Yogi Berra said, “When you come to a fork in the road, take it.”
It has some folksy wisdom since you’ve got to go one way or the other. It’s a trail trial, a challenge to going forward.
We faced some trail trials on a recent ATV trip in the Colorado Mountains. There were times when we had to go around because the trail was impassable. There were:
- Tall snow drifts
- Deep mud holes
- Fallen trees across the trail
Where There’s a Will
There’s a way. We maneuvered around the obstacles, reached the top and eased over to the other side. But were immediately faced with something new.
It was a herd of elk.
They were lounging in a meadow below us. We watched for a while then tried to get closer, but couldn’t. They got up and calmly walked to the tree line and disappeared. They were big, powerful, and majestic.
Lewis & Clark?
We didn’t blaze a dangerous trail. Stories won’t be told. But there were some places where we might have chosen to turn back.
I’m so glad we didn’t.
Jesus And Trail Trials?
Luke 9 recorded that Jesus, “Resolutely set his face towards Jerusalem.” He followed his trail to the Holy City, to Passover, and through the gate to Golgotha’s cross.
His trials were of human and Satanic nature.
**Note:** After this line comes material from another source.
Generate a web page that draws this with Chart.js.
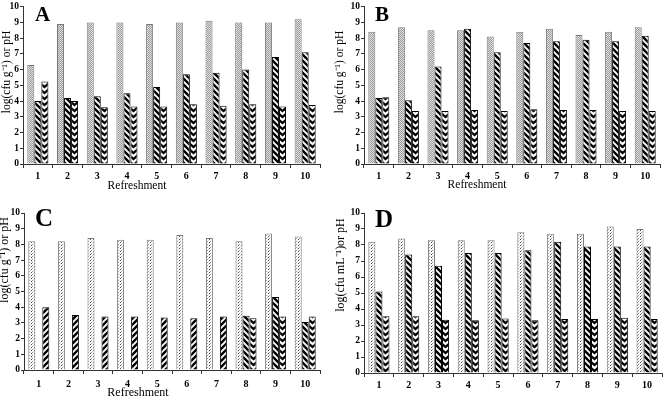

Matthew recorded one that encompassed both. Jesus told his disciples about his impending death. Then Peter responded:
“Never Lord,” he said. “This shall never happen to you.”
“Then Jesus said, ‘Get behind me Satan, you are a stumbling block to me.’”
Our trials weren’t as intense, our stumbling blocks less severe. And at the end we had a beautiful experience. His trials were insanely intense, his stumbling blocks more challenging. And at the end he had the hateful cross.
We dealt with our trials by going around them, moving on to a pleasant place. He dealt with his by going through them, moving on to a determined death.
There was a fork in the road. We took the easy path. He took the other one. It made all the difference.